Wednesday, November 2, 2011

Shake What Your Mamma Gave Ya

Before becoming a mom, I used to buy the loudest and most obnoxious toys I could find as gifts for all the kids I knew.  I did it knowing the parents would hate me.  I'm evil like that, because honestly, as a young single girl, what did I care?  I now realize just how awful of a human being I was for doing that. (I should probably make a trip to confession for it very soon.)

Because it seems as though every toy manufactured nowadays is loud. Very loud.  (Makes me wonder if this is China's master plan: drive parents insane and pounce when we're at our weakest.)  Every toy literally has a bell or whistle on it.  They all require batteries.  Half of them come with an option on which language your child learns. 

And yet, I keep acquiring the loudest toys ever.  By my own choice.  (Read: I'm a masochist.)

I just got Elly a new toy.  It's one of those Leap Frog activity tables and it's got a million buttons and makes millions of noises.  What can I say?  I'm a hoarder.  And it's a good thing, because she LOVES it! 

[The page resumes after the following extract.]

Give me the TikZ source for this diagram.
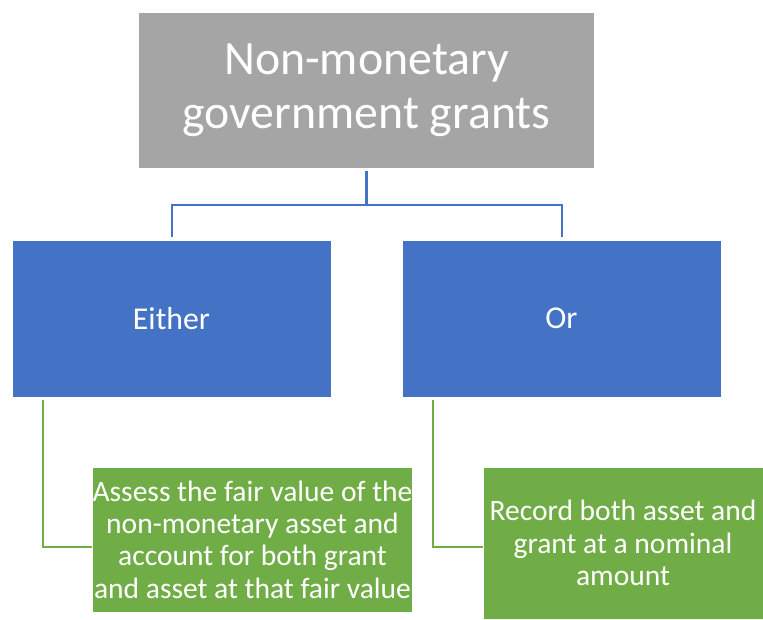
\documentclass[tikz,border=0pt]{standalone}
\usepackage{fontspec}
\setmainfont{Carlito}
\definecolor{grantgray}{HTML}{A5A5A5}
\definecolor{grantblue}{HTML}{4472C4}
\definecolor{grantgreen}{HTML}{70AD47}
\tikzset{
  topbox/.style={fill=grantgray,text=white,draw=white,line width=0.6pt,minimum width=11.4cm,minimum height=3.9cm,align=center,inner sep=0pt,font=\fontsize{34}{38.5}\selectfont},
  choicebox/.style={fill=grantblue,text=white,draw=white,line width=0.6pt,minimum width=7.975cm,minimum height=3.925cm,align=center,inner sep=0pt,font=\fontsize{22.6}{26}\selectfont},
  resultbox/.style={fill=grantgreen,text=white,draw=white,line width=0.6pt,align=center,inner sep=0pt,font=\fontsize{21}{23}\selectfont},
  blueline/.style={draw=grantblue,line width=1.5pt},
  greenline/.style={draw=grantgreen,line width=1.5pt}
}
\begin{document}
\begin{tikzpicture}[x=0.025cm,y=-0.025cm]
  \useasboundingbox (0,0) rectangle (763,619);
  \node[topbox] (grants) at (366.5,90) {Non-monetary\\government grants};
  \node[choicebox] (either) at (171.5,318.5) {Either};
  \node[choicebox] (or) at (561.5,318.5) {Or};
  \node[resultbox,minimum width=7.975cm,minimum height=3.625cm] (fair) at (252.5,539.5)
    {Assess the fair value of the\\non-monetary asset and\\account for both grant\\and asset at that fair value};
  \node[resultbox,minimum width=7.0cm,minimum height=3.8cm] (nominal) at (623,543)
    {Record both asset and\\grant at a nominal\\amount};
  % tree connectors
  \coordinate (split) at (366.5,205);
  \draw[blueline] ([yshift=-2pt]grants.south) -- (split);
  \draw[blueline] (split) -| ([xshift=0.5pt,yshift=2pt]either.north);
  \draw[blueline] (split) -| ([xshift=0.5pt,yshift=2pt]or.north);
  \coordinate (fairtop) at (43,400);
  \coordinate (nominaltop) at (433,400);
  \draw[greenline] (fairtop) |- (fair.west |- 0,547);
  \draw[greenline] (nominaltop) |- (nominal.west |- 0,547);
\end{tikzpicture}
\end{document}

It's possibly her new favorite toy!  She's so entertained by all the flashing lights and songs.  She stands, clinging to the table, and bounces along to the songs.  (I also do my part in singing along with it.)  And as she keeps dancing, I can't help but think... dear God, I hope this isn't a sign of the future: table dancing!

Because as she's standing there in only her diaper (because I don't feel like wrestling her into her onsie right this second), shaking and dancing all over the place, I can't help but worry.  I mean, maybe I've been watching Dena do the Jersey Turnpike one too many times in Italy.  Or maybe it's the flashbacks I'm having of dancing at Clutch Cargos (Pontiac!!!  What up!) that worries me.  Either way, her dancing scares me.

As I watch my daughter grow, I can't help but to be amazed at how similar she is to me.  How her funny little personality is a lot like mine already.  And then it hits me, I'm raising me and that's just scary! 

But on the other hand, she's only 8 months old.  What does she know about the bootypop? Until then Elly, just keep shakin' what your mama gave ya!